Colo32 wrote:When you look an the end of the stack, you can clearly see a channel going straight to the front cap.
A couple things on this:

-An expanding gas isn't like a jet of liquid. The gas, while moving into the coaxial volume, will be doing so in all directions. It won't simply move straight down the channel, turn around, and head back out. It's expansion will cause collision with the vanes and the other gas streams. This expansion, along with its heat transferred to the vane material, will greatly reduce it's pressure/velocity. This is exactly what you want in a suppressor.


-You could index the blast baffle so its vanes obscure these "channels". You could, also, make the number of vanes, between the two, different. Say, 12 vanes on the blast baffle and 8 on the subsequent.

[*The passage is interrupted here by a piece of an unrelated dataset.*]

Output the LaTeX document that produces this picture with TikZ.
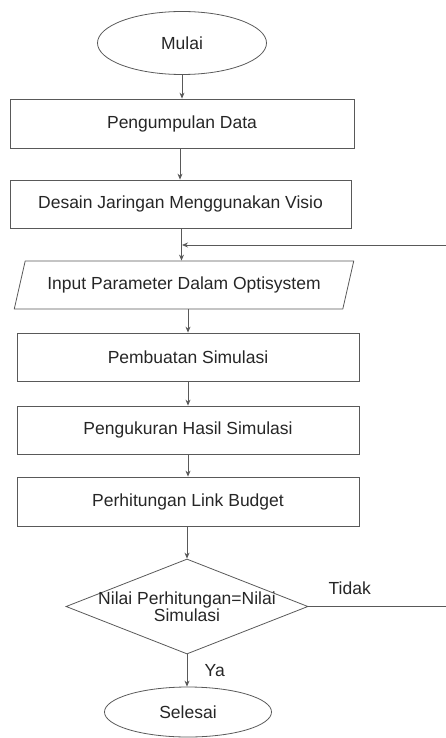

-You could, and this would be a change I'd consider, increase the helix angle of the vanes. Couple this with a slight increase in the number of vanes and you'll have even more disruption of the flow in this area. CAD can easily compute any difference in weight. However, as ECCO has been stressing, SS and Ti baffles can be quite thin for this design. Also, since your using cnc, your effort is minimal.
ECCO Machine wrote:I think about all that's left is incorporating whatever feature you want for baffle alignment.
I'll recommend the CTA design, again. It will be an easy feature to create with cnc. The baffles simply click together and hold tightly. Alignment is obtained and held.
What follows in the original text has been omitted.